Wednesday, October 14, 2009

October 14, 2009 A New Good Day

I don't have good days anymore. Not like the ones before he got sick. Heavy is how I live my life now. My stomach doesn't ache with laughter. I'm slower and impatient.

There is a new good day and it consists of just making the day work. This new good day is about forgiveness for missed appointments, play dates, dirty toilets and dusty bedrooms, indecisiveness and anger. The new good day response is "I'm OK." usually followed with a shrug and silence.

The new good day means I managed to get out of bed, stretch, wake up the kids, prepare breakfast and get the kids to school, on time, and only raise my voice three times.

The new good day means I can focus on a project for 45 minutes.

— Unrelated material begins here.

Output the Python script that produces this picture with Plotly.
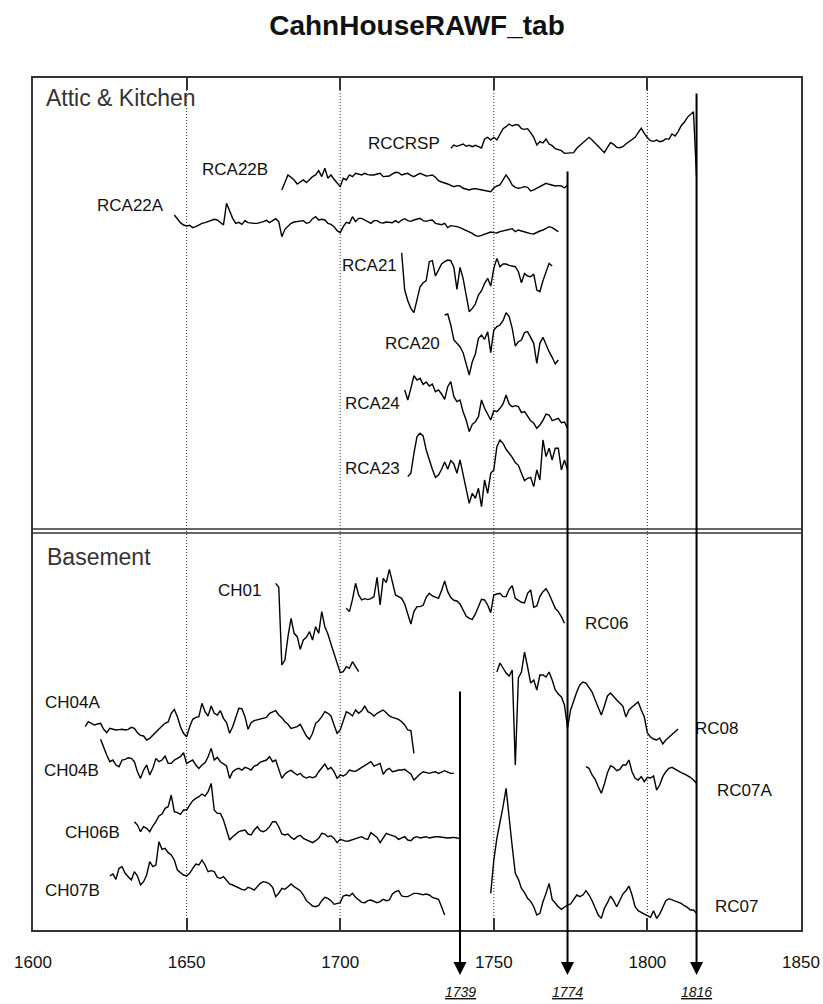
import plotly.graph_objects as go

TITLE = "CahnHouseRAWF_tab"
X_TICKS = [1600, 1650, 1700, 1750, 1800, 1850]
GRID_YEARS = [1650, 1700, 1750, 1800]
MARK_YEARS = [1739, 1774, 1816]
MARK_LABELS = ["1739", "1774", "1816"]
SECTIONS = ["Attic & Kitchen", "Basement"]

# ---- series: first year + yearly index values ----
RCCRSP_START = 1736
RCCRSP = [95, 105, 101, 105, 108, 101, 104, 100, 104, 100, 96, 123, 128, 120, 128, 120, 135, 154, 160, 168,
          162, 166, 165, 154, 152, 154, 142, 128, 105, 115, 111, 123, 108, 103, 94, 92, 88, 80, 80, 80,
          82, 95, 104, 113, 122, 128, 120, 110, 100, 90, 82, 98, 112, 107, 98, 97, 100, 108, 115, 120,
          128, 142, 155, 140, 127, 118, 116, 120, 115, 117, 124, 122, 138, 132, 145, 163, 173, 188, 198, 205, 10]

RCA22B_START = 1681
RCA22B = [10, 32, 55, 48, 40, 28, 35, 40, 32, 40, 50, 55, 68, 50, 75, 45, 55, 42, 32, 20,
          45, 40, 55, 50, 60, 57, 55, 60, 56, 55, 55, 58, 60, 50, 52, 52, 58, 63, 62,
          55, 58, 60, 54, 50, 55, 60, 56, 52, 53, 55, 48, 38, 34, 32, 28, 24, 20, 23, 22,
          15, 12, 10, 13, 14, 12, 10, 9, 7, 5, 16, 22, 25, 40, 55, 42, 25, 18, 15, 17,
          20, 18, 7, 10, 15, 22, 26, 30, 27, 25, 22, 23, 22, 16, 25]

RCA22A_START = 1646
RCA22A = [75, 62, 52, 45, 42, 44, 37, 40, 45, 50, 52, 56, 59, 62, 60, 53, 45, 110, 85, 65,
          50, 53, 47, 58, 52, 50, 50, 50, 52, 55, 59, 52, 58, 64, 55, 10, 32, 40, 50, 54,
          55, 57, 58, 50, 53, 64, 70, 60, 62, 60, 50, 47, 40, 28, 22, 40, 53, 50, 70, 55,
          65, 65, 60, 55, 50, 58, 58, 52, 51, 54, 54, 52, 58, 52,
          60, 64, 58, 56, 60, 62, 65, 58, 56, 59, 60, 50, 47, 46, 50, 37, 43, 42, 40, 37,
          33, 27, 23, 20, 13, 11, 14, 17, 21, 24, 22, 21, 25, 27, 30, 33, 34, 25, 30, 27,
          24, 21, 19, 18, 23, 27, 30, 35, 40, 37, 30, 25]

RCA21_START = 1720
RCA21 = [192, 80, 48, 25, 12, 55, 90, 102, 108, 165, 168, 122, 140, 158, 165, 170, 168, 148, 82, 148,
         115, 70, 15, 25, 38, 65, 78, 100, 115, 92, 145, 175, 150, 158, 158, 154, 152, 150, 135, 102,
         130, 122, 120, 128, 80, 75, 108, 135, 160, 152]

RCA20_START = 1734
RCA20 = [195, 198, 165, 120, 110, 100, 82, 45, 15, 55, 78, 125, 135, 122, 145, 82, 150, 160, 165, 178,
         202, 190, 155, 102, 115, 120, 142, 145, 128, 110, 50, 110, 128, 105, 85, 68, 48, 60]

RCA24_START = 1721
RCA24 = [150, 120, 155, 193, 180, 185, 167, 174, 162, 168, 145, 150, 138, 122, 160, 175, 130, 115, 120, 85,
         60, 25, 47, 55, 70, 120, 95, 76, 60, 88, 85, 95, 108, 135, 108, 100, 103, 100, 82, 85,
         70, 58, 50, 35, 45, 59, 78, 75, 58, 62, 65, 52, 54, 35]

RCA23_START = 1722
RCA23 = [110, 120, 180, 230, 240, 232, 190, 158, 132, 108, 115, 132, 154, 132, 158, 148, 120, 160, 120, 80,
         30, 60, 45, 75, 20, 100, 60, 120, 130, 200, 220, 210, 192, 180, 168, 152, 144, 120, 98, 105,
         108, 80, 130, 100, 220, 170, 195, 160, 195, 195, 130, 160, 130]

CH01_START = 1679
CH01 = [290, 278, 45, 60, 130, 185, 140, 130, 92, 120, 128, 145, 120, 160, 140, 205, 160, 138, 108, 78,
        50, 22, 25, 40, 35, 55, 40, 25]

RC06_START = 1702
RC06 = [75, 65, 102, 150, 115, 100, 104, 101, 104, 110, 168, 85, 165, 152, 192, 155, 115, 110,
        105, 88, 55, 28, 65, 80, 80, 84, 108, 120, 112, 108, 105, 128, 157, 125, 107, 99, 97, 88,
        72, 52, 45, 42, 58, 82, 102, 100, 85, 62, 115, 118, 120, 110, 110, 132, 143, 105, 100, 93,
        91, 120, 130, 78, 82, 110, 125, 134, 118, 95, 75, 65, 50, 30]

RC08_START = 1751
RC08 = [324, 351, 336, 321, 312, 330, 45, 306, 324, 384, 339, 291, 300, 270, 315, 315, 309, 324, 300, 270,
        258, 249, 225, 156, 210, 240, 264, 285, 294, 291, 279, 264, 240, 216, 195, 222, 252, 261, 249, 240,
        231, 222, 189, 210, 219, 228, 234, 210, 189, 141, 129, 123, 120, 126, 108, 120, 129, 138, 144, 153]

RC07A_START = 1780
RC07A = [100, 95, 75, 62, 40, 20, 48, 82, 103, 98, 88, 92, 105, 105, 120, 85, 65, 60, 70, 55,
         68, 66, 72, 30, 45, 70, 85, 95, 98, 92, 88, 82, 78, 74, 68, 60, 50]

RC07_START = 1749
RC07 = [100, 200, 265, 310, 360, 415, 320, 240, 160, 142, 115, 102, 85, 76, 60, 35, 40, 75, 100, 130,
        82, 70, 60, 52, 58, 65, 68, 80, 95, 90, 95, 108, 95, 78, 58, 35, 25, 55, 72, 92,
        78, 60, 78, 98, 108, 122, 95, 60, 48, 42, 38, 33, 28, 48, 25, 38, 60, 78, 84, 81,
        77, 75, 70, 63, 58, 50, 50, 40]

CH04A_START = 1617
CH04A = [100, 115, 110, 105, 108, 110, 92, 82, 95, 92, 90, 91, 92, 90, 92, 98, 95, 82, 74, 72,
         60, 65, 75, 82, 92, 102, 110, 114, 140, 152, 130, 100, 80, 70, 100, 122, 128, 130, 170, 145,
         132, 162, 140, 135, 148, 125, 112, 80, 100, 130, 155, 154, 130, 92, 112, 118, 120, 122, 124, 128,
         140, 144, 148, 135, 127, 115, 107, 95, 98, 100, 107, 90, 72, 62, 80, 110, 118, 130, 145, 140,
         132, 105, 80, 90, 118, 145, 140, 132, 150, 140, 148, 162, 145, 140, 132, 140, 145, 150, 142, 132,
         128, 125, 122, 115, 105, 90, 88, 20]

CH04B_START = 1622
CH04B = [142, 115, 95, 75, 80, 65, 60, 80, 82, 87, 85, 75, 45, 25, 50, 65, 35, 55, 85, 75,
         80, 92, 70, 70, 80, 85, 90, 102, 70, 75, 80, 65, 55, 65, 72, 90, 115, 80, 88, 75,
         68, 62, 25, 45, 52, 55, 50, 58, 55, 50, 62, 65, 74, 76, 80, 90, 75, 80, 55, 25,
         38, 45, 49, 42, 35, 40, 30, 26, 30, 27, 30, 45, 58, 68, 52, 58, 45, 25, 35, 32,
         38, 50, 47, 46, 52, 58, 65, 70, 75, 62, 65, 70, 37, 50, 55, 45, 47, 50, 50, 52,
         45, 38, 20, 30, 38, 45, 43, 40, 43, 45, 40, 43, 48, 44, 40, 40]

CH06B_START = 1633
CH06B = [75, 65, 45, 60, 55, 45, 62, 75, 92, 98, 115, 120, 155, 105, 102, 97, 110, 110, 125, 138,
         145, 150, 158, 152, 165, 190, 110, 100, 100, 80, 50, 20, 30, 38, 45, 48, 50, 38, 35, 50,
         60, 48, 45, 50, 60, 75, 75, 60, 38, 35, 38, 28, 22, 30, 34, 25, 20, 15, 12, 18,
         25, 40, 38, 30, 33, 25, 12, 22, 20, 16, 18, 20, 24, 27, 30, 24, 22, 42, 35, 28,
         12, 25, 40, 36, 33, 30, 22, 25, 30, 20, 18, 27, 30, 26, 28, 30, 26, 29, 30, 30,
         28, 26, 26, 27, 28, 26, 25]

CH07B_START = 1625
CH07B = [132, 138, 122, 155, 160, 140, 130, 120, 145, 132, 105, 115, 135, 175, 160, 165, 235, 212, 215, 202,
         195, 180, 150, 142, 135, 132, 140, 155, 168, 165, 180, 165, 145, 148, 145, 128, 125, 130, 120, 108,
         105, 100, 96, 92, 90, 98, 95, 90, 100, 110, 115, 113, 108, 98, 70, 80, 95, 92, 100, 108,
         100, 95, 88, 75, 58, 50, 42, 40, 44, 58, 68, 65, 58, 47, 50, 52, 72, 75, 72, 80,
         68, 60, 53, 52, 58, 60, 56, 52, 55, 62, 58, 60, 78, 85, 88, 72, 70, 70, 75, 80,
         80, 77, 76, 78, 75, 68, 65, 62, 40, 15]

SERIES = [
    ("RCCRSP", RCCRSP_START, RCCRSP), ("RCA22B", RCA22B_START, RCA22B), ("RCA22A", RCA22A_START, RCA22A),
    ("RCA21", RCA21_START, RCA21), ("RCA20", RCA20_START, RCA20), ("RCA24", RCA24_START, RCA24),
    ("RCA23", RCA23_START, RCA23), ("CH01", CH01_START, CH01), ("RC06", RC06_START, RC06),
    ("RC08", RC08_START, RC08), ("RC07A", RC07A_START, RC07A), ("RC07", RC07_START, RC07),
    ("CH04A", CH04A_START, CH04A), ("CH04B", CH04B_START, CH04B), ("CH06B", CH06B_START, CH06B),
    ("CH07B", CH07B_START, CH07B),
]

# ---- layout of the stacked plot (vertical rows on a reversed axis) ----
ROW_TOP, ROW_BOTTOM = 78, 930
UNIT = 1 / 3.0  # rows per index unit
PLACE = {  # name: (baseline row, label year, label row)
    "RCCRSP": (180.0, 1708.4, 143), "RCA22B": (193.3, 1654.4, 169), "RCA22A": (240.0, 1620.2, 205.5),
    "RCA21": (316.7, 1699.9, 265), "RCA20": (380.0, 1713.9, 343), "RCA24": (440.0, 1700.9, 403),
    "RCA23": (513.3, 1700.9, 468), "CH01": (680.0, 1659.6, 590), "RC06": (633.3, 1779.0, 623),
    "RC08": (780.0, 1814.8, 728), "RC07A": (800.0, 1822.0, 790), "RC07": (926.7, 1821.4, 906),
    "CH04A": (760.0, 1603.3, 702), "CH04B": (786.7, 1602.9, 770), "CH06B": (846.7, 1609.8, 832),
    "CH07B": (920.0, 1603.3, 890),
}
SECTION_POS = [(1603.6, 98), (1603.9, 557)]
DIVIDER_ROWS = [529, 533]
MARK_TAIL_ROWS = [690, 170, 92]
MARK_TIP_ROW = 975
MARK_LABEL_ROW = 992

FONT = "Arial, Liberation Sans, sans-serif"

fig = go.Figure()
for name, start, vals in SERIES:
    base = PLACE[name][0]
    fig.add_trace(go.Scatter(
        x=[start + i for i in range(len(vals))],
        y=[base - v * UNIT for v in vals],
        mode="lines", line=dict(color="black", width=1.4),
        showlegend=False, hoverinfo="skip"))

shapes = []
for yr in GRID_YEARS:
    shapes.append(dict(type="line", xref="x", yref="y", x0=yr, x1=yr, y0=ROW_TOP, y1=ROW_BOTTOM,
                       line=dict(color="#333", width=1, dash="1px,2px"), layer="below"))
for r in DIVIDER_ROWS:
    shapes.append(dict(type="line", xref="paper", yref="y", x0=0, x1=1, y0=r, y1=r,
                       line=dict(color="#333", width=1.6)))

ann = []
for (name, _, _) in SERIES:
    _, lx, ly = PLACE[name]
    ann.append(dict(x=lx, y=ly, xref="x", yref="y", text=name, showarrow=False,
                    xanchor="left", yanchor="middle", font=dict(family=FONT, size=17, color="#111")))
for txt, (sx, sy) in zip(SECTIONS, SECTION_POS):
    ann.append(dict(x=sx, y=sy, xref="x", yref="y", text=txt, showarrow=False,
                    xanchor="left", yanchor="middle", font=dict(family=FONT, size=23, color="#333")))
paper_lab = (ROW_BOTTOM - MARK_LABEL_ROW) / (ROW_BOTTOM - ROW_TOP)
for yr, lab, tail in zip(MARK_YEARS, MARK_LABELS, MARK_TAIL_ROWS):
    ann.append(dict(x=yr, y=MARK_TIP_ROW, xref="x", yref="y", ax=yr, ay=tail, axref="x", ayref="y",
                    text="", showarrow=True, arrowhead=2, arrowsize=1.3, arrowwidth=2,
                    arrowcolor="black", standoff=0, startstandoff=0))
    ann.append(dict(x=yr, y=paper_lab, xref="x", yref="paper", text="<i><u>%s</u></i>" % lab,
                    showarrow=False, xanchor="center", yanchor="middle",
                    font=dict(family=FONT, size=14, color="#111")))

fig.update_layout(
    width=823, height=1004,
    margin=dict(l=33, r=22, t=78, b=74, autoexpand=False),
    paper_bgcolor="white", plot_bgcolor="white",
    title=dict(text="<b>%s</b>" % TITLE, x=0.5, xref="paper", y=1 - 25 / 1004, yref="container",
               xanchor="center", yanchor="middle", font=dict(family=FONT, size=28, color="#111")),
    xaxis=dict(range=[X_TICKS[0], X_TICKS[-1]], tickvals=X_TICKS, ticktext=[str(t) for t in X_TICKS],
               showgrid=False, zeroline=False, showline=True, mirror="allticks", linecolor="#333",
               linewidth=2, ticks="inside", ticklen=12, tickwidth=1.5, tickcolor="#333",
               automargin=False,
               ticklabelstandoff=16, tickfont=dict(family=FONT, size=17, color="#111")),
    yaxis=dict(range=[ROW_BOTTOM, ROW_TOP], showgrid=False, zeroline=False, showline=True, mirror=True,
               linecolor="#333", linewidth=2, showticklabels=False, ticks="", automargin=False),
    shapes=shapes, annotations=ann,
)

fig.write_html("out.html", config={"displayModeBar": False},
               post_script="document.body.style.margin='0px';document.body.style.overflow='hidden';")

The new good day means I wonder the house for only 30 minutes.

The new good day means I sigh only 175 times, not 253.

During this new good day, I can get three things off of my to-do list. I can put dinner on the table without the guilt of over weight or high blood pressure causing foods they digest.

The new good day has nothing to do with courage or beauty or dealing. The new good day has everything to do with getting by, past another Monday, through another kid argument, over another night of no sleep.

The new good day is redefined every day. Every moment I wake up is another new good day.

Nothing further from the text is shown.